▶ [Short task] Transcribe the listing that follows in full, omitting pictures.

▶ [Records for this task]
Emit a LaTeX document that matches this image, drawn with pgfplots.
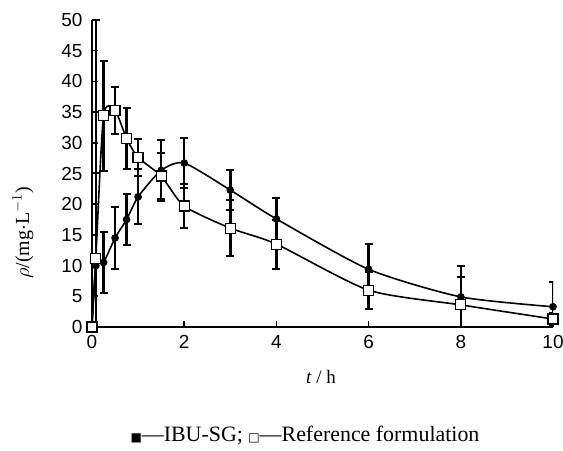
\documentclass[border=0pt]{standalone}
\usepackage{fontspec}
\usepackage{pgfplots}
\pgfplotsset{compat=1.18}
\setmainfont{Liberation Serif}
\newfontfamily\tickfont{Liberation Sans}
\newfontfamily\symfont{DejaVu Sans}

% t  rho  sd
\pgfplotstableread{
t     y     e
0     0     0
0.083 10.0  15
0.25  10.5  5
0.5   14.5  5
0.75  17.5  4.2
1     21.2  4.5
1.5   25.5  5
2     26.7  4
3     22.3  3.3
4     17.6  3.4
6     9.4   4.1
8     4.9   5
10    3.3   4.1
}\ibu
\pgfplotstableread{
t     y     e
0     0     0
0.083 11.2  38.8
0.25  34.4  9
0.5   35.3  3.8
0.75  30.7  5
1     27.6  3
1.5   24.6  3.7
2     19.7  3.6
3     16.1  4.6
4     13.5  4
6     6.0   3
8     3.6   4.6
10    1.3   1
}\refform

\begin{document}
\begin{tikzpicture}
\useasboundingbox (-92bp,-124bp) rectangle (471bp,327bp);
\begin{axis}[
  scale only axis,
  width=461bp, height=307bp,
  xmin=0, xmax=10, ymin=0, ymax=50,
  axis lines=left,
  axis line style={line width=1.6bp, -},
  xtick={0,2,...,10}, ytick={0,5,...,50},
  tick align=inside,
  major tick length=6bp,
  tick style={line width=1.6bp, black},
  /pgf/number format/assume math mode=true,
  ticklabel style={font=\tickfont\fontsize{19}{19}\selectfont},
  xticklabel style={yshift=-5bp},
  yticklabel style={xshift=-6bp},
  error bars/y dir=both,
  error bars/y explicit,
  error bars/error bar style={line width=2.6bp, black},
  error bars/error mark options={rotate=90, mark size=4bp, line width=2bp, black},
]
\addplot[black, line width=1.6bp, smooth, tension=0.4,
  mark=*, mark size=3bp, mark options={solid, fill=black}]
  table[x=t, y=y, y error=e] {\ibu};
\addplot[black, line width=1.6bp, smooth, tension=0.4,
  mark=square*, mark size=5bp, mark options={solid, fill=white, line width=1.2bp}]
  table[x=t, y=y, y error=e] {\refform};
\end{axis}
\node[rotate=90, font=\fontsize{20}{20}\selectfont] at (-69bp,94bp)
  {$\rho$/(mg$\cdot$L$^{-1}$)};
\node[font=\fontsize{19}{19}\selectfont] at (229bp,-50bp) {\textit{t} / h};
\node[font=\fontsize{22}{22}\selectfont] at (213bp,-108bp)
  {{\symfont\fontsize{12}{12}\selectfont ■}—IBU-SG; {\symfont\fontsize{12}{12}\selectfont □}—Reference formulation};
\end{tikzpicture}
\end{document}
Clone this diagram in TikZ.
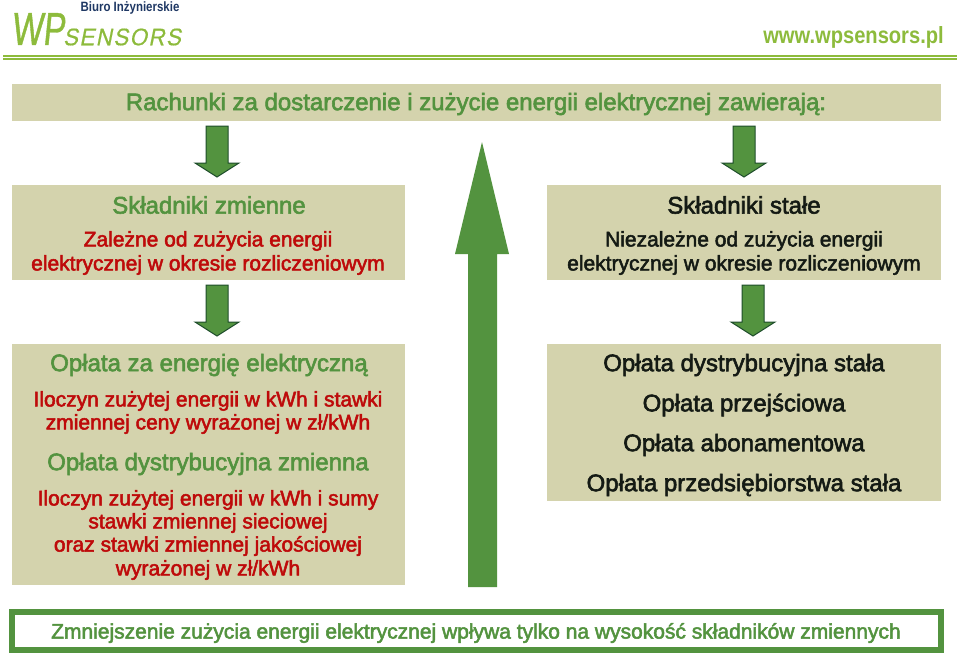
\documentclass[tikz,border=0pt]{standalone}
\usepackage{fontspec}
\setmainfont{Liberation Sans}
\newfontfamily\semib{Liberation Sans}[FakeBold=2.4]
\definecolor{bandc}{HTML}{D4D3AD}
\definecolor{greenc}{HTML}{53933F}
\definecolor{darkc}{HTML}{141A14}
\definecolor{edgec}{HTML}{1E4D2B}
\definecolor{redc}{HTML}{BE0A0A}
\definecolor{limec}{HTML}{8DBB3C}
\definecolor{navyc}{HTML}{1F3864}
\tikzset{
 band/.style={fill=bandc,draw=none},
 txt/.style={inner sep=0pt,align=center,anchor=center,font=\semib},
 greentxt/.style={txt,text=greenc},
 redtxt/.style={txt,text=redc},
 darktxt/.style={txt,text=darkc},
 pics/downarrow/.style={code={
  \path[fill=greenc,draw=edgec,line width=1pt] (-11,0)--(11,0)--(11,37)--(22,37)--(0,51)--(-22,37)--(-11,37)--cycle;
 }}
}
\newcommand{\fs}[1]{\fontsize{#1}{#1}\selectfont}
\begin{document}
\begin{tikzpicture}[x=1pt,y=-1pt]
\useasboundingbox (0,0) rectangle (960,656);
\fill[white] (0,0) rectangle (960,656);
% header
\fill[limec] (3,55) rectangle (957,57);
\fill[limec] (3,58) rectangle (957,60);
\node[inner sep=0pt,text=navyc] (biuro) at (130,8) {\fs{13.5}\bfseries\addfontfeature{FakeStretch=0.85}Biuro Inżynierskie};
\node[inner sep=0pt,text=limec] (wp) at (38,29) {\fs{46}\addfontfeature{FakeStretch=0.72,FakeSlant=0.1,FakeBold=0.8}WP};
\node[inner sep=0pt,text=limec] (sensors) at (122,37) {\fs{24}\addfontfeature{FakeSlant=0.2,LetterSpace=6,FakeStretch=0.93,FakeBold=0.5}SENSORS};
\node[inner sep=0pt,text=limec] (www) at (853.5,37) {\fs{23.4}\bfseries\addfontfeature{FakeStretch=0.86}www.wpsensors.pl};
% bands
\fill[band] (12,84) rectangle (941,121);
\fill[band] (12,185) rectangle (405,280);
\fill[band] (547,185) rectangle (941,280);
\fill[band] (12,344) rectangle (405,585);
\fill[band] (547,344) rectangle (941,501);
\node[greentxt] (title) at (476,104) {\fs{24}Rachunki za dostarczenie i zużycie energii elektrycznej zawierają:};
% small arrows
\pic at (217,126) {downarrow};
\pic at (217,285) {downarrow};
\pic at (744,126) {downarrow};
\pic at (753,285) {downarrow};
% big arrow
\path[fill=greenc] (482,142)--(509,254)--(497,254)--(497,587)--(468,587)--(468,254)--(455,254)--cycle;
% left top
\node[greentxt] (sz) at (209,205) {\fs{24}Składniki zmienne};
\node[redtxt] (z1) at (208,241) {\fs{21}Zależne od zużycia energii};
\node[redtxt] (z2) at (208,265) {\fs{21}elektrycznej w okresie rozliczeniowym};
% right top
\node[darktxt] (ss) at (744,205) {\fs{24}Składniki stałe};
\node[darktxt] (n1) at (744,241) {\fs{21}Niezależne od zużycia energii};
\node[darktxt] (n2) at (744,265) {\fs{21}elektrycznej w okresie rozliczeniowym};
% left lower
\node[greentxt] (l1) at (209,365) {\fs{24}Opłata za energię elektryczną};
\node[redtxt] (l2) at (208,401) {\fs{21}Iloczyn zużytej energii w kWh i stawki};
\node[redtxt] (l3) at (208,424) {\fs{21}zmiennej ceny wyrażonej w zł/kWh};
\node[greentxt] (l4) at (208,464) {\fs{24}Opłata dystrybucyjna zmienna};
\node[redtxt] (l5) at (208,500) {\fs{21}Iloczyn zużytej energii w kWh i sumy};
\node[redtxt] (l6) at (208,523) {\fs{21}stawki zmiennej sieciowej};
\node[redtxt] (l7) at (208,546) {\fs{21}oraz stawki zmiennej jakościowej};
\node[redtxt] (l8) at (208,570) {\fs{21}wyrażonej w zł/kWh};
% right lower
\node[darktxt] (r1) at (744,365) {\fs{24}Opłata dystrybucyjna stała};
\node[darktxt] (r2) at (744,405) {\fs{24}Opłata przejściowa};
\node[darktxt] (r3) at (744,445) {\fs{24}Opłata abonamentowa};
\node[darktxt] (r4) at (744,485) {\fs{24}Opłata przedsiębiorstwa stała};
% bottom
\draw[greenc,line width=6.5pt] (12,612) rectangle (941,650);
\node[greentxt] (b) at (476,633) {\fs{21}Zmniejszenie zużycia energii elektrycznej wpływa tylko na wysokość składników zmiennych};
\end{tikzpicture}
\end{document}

▶ [Solution for this exercise]
Emit a LaTeX document that matches this image, drawn with pgfplots.
\documentclass[border=0pt]{standalone}
\usepackage{fontspec}
\usepackage{pgfplots}
\pgfplotsset{compat=1.18}
\setmainfont{Liberation Serif}
\newfontfamily\tickfont{Liberation Sans}
\newfontfamily\symfont{DejaVu Sans}

% t  rho  sd
\pgfplotstableread{
t     y     e
0     0     0
0.083 10.0  15
0.25  10.5  5
0.5   14.5  5
0.75  17.5  4.2
1     21.2  4.5
1.5   25.5  5
2     26.7  4
3     22.3  3.3
4     17.6  3.4
6     9.4   4.1
8     4.9   5
10    3.3   4.1
}\ibu
\pgfplotstableread{
t     y     e
0     0     0
0.083 11.2  38.8
0.25  34.4  9
0.5   35.3  3.8
0.75  30.7  5
1     27.6  3
1.5   24.6  3.7
2     19.7  3.6
3     16.1  4.6
4     13.5  4
6     6.0   3
8     3.6   4.6
10    1.3   1
}\refform

\begin{document}
\begin{tikzpicture}
\useasboundingbox (-92bp,-124bp) rectangle (471bp,327bp);
\begin{axis}[
  scale only axis,
  width=461bp, height=307bp,
  xmin=0, xmax=10, ymin=0, ymax=50,
  axis lines=left,
  axis line style={line width=1.6bp, -},
  xtick={0,2,...,10}, ytick={0,5,...,50},
  tick align=inside,
  major tick length=6bp,
  tick style={line width=1.6bp, black},
  /pgf/number format/assume math mode=true,
  ticklabel style={font=\tickfont\fontsize{19}{19}\selectfont},
  xticklabel style={yshift=-5bp},
  yticklabel style={xshift=-6bp},
  error bars/y dir=both,
  error bars/y explicit,
  error bars/error bar style={line width=2.6bp, black},
  error bars/error mark options={rotate=90, mark size=4bp, line width=2bp, black},
]
\addplot[black, line width=1.6bp, smooth, tension=0.4,
  mark=*, mark size=3bp, mark options={solid, fill=black}]
  table[x=t, y=y, y error=e] {\ibu};
\addplot[black, line width=1.6bp, smooth, tension=0.4,
  mark=square*, mark size=5bp, mark options={solid, fill=white, line width=1.2bp}]
  table[x=t, y=y, y error=e] {\refform};
\end{axis}
\node[rotate=90, font=\fontsize{20}{20}\selectfont] at (-69bp,94bp)
  {$\rho$/(mg$\cdot$L$^{-1}$)};
\node[font=\fontsize{19}{19}\selectfont] at (229bp,-50bp) {\textit{t} / h};
\node[font=\fontsize{22}{22}\selectfont] at (213bp,-108bp)
  {{\symfont\fontsize{12}{12}\selectfont ■}—IBU-SG; {\symfont\fontsize{12}{12}\selectfont □}—Reference formulation};
\end{tikzpicture}
\end{document}
Clone this diagram in TikZ.
\documentclass[tikz,border=0pt]{standalone}
\usepackage{fontspec}
\setmainfont{Liberation Sans}
\newfontfamily\semib{Liberation Sans}[FakeBold=2.4]
\definecolor{bandc}{HTML}{D4D3AD}
\definecolor{greenc}{HTML}{53933F}
\definecolor{darkc}{HTML}{141A14}
\definecolor{edgec}{HTML}{1E4D2B}
\definecolor{redc}{HTML}{BE0A0A}
\definecolor{limec}{HTML}{8DBB3C}
\definecolor{navyc}{HTML}{1F3864}
\tikzset{
 band/.style={fill=bandc,draw=none},
 txt/.style={inner sep=0pt,align=center,anchor=center,font=\semib},
 greentxt/.style={txt,text=greenc},
 redtxt/.style={txt,text=redc},
 darktxt/.style={txt,text=darkc},
 pics/downarrow/.style={code={
  \path[fill=greenc,draw=edgec,line width=1pt] (-11,0)--(11,0)--(11,37)--(22,37)--(0,51)--(-22,37)--(-11,37)--cycle;
 }}
}
\newcommand{\fs}[1]{\fontsize{#1}{#1}\selectfont}
\begin{document}
\begin{tikzpicture}[x=1pt,y=-1pt]
\useasboundingbox (0,0) rectangle (960,656);
\fill[white] (0,0) rectangle (960,656);
% header
\fill[limec] (3,55) rectangle (957,57);
\fill[limec] (3,58) rectangle (957,60);
\node[inner sep=0pt,text=navyc] (biuro) at (130,8) {\fs{13.5}\bfseries\addfontfeature{FakeStretch=0.85}Biuro Inżynierskie};
\node[inner sep=0pt,text=limec] (wp) at (38,29) {\fs{46}\addfontfeature{FakeStretch=0.72,FakeSlant=0.1,FakeBold=0.8}WP};
\node[inner sep=0pt,text=limec] (sensors) at (122,37) {\fs{24}\addfontfeature{FakeSlant=0.2,LetterSpace=6,FakeStretch=0.93,FakeBold=0.5}SENSORS};
\node[inner sep=0pt,text=limec] (www) at (853.5,37) {\fs{23.4}\bfseries\addfontfeature{FakeStretch=0.86}www.wpsensors.pl};
% bands
\fill[band] (12,84) rectangle (941,121);
\fill[band] (12,185) rectangle (405,280);
\fill[band] (547,185) rectangle (941,280);
\fill[band] (12,344) rectangle (405,585);
\fill[band] (547,344) rectangle (941,501);
\node[greentxt] (title) at (476,104) {\fs{24}Rachunki za dostarczenie i zużycie energii elektrycznej zawierają:};
% small arrows
\pic at (217,126) {downarrow};
\pic at (217,285) {downarrow};
\pic at (744,126) {downarrow};
\pic at (753,285) {downarrow};
% big arrow
\path[fill=greenc] (482,142)--(509,254)--(497,254)--(497,587)--(468,587)--(468,254)--(455,254)--cycle;
% left top
\node[greentxt] (sz) at (209,205) {\fs{24}Składniki zmienne};
\node[redtxt] (z1) at (208,241) {\fs{21}Zależne od zużycia energii};
\node[redtxt] (z2) at (208,265) {\fs{21}elektrycznej w okresie rozliczeniowym};
% right top
\node[darktxt] (ss) at (744,205) {\fs{24}Składniki stałe};
\node[darktxt] (n1) at (744,241) {\fs{21}Niezależne od zużycia energii};
\node[darktxt] (n2) at (744,265) {\fs{21}elektrycznej w okresie rozliczeniowym};
% left lower
\node[greentxt] (l1) at (209,365) {\fs{24}Opłata za energię elektryczną};
\node[redtxt] (l2) at (208,401) {\fs{21}Iloczyn zużytej energii w kWh i stawki};
\node[redtxt] (l3) at (208,424) {\fs{21}zmiennej ceny wyrażonej w zł/kWh};
\node[greentxt] (l4) at (208,464) {\fs{24}Opłata dystrybucyjna zmienna};
\node[redtxt] (l5) at (208,500) {\fs{21}Iloczyn zużytej energii w kWh i sumy};
\node[redtxt] (l6) at (208,523) {\fs{21}stawki zmiennej sieciowej};
\node[redtxt] (l7) at (208,546) {\fs{21}oraz stawki zmiennej jakościowej};
\node[redtxt] (l8) at (208,570) {\fs{21}wyrażonej w zł/kWh};
% right lower
\node[darktxt] (r1) at (744,365) {\fs{24}Opłata dystrybucyjna stała};
\node[darktxt] (r2) at (744,405) {\fs{24}Opłata przejściowa};
\node[darktxt] (r3) at (744,445) {\fs{24}Opłata abonamentowa};
\node[darktxt] (r4) at (744,485) {\fs{24}Opłata przedsiębiorstwa stała};
% bottom
\draw[greenc,line width=6.5pt] (12,612) rectangle (941,650);
\node[greentxt] (b) at (476,633) {\fs{21}Zmniejszenie zużycia energii elektrycznej wpływa tylko na wysokość składników zmiennych};
\end{tikzpicture}
\end{document}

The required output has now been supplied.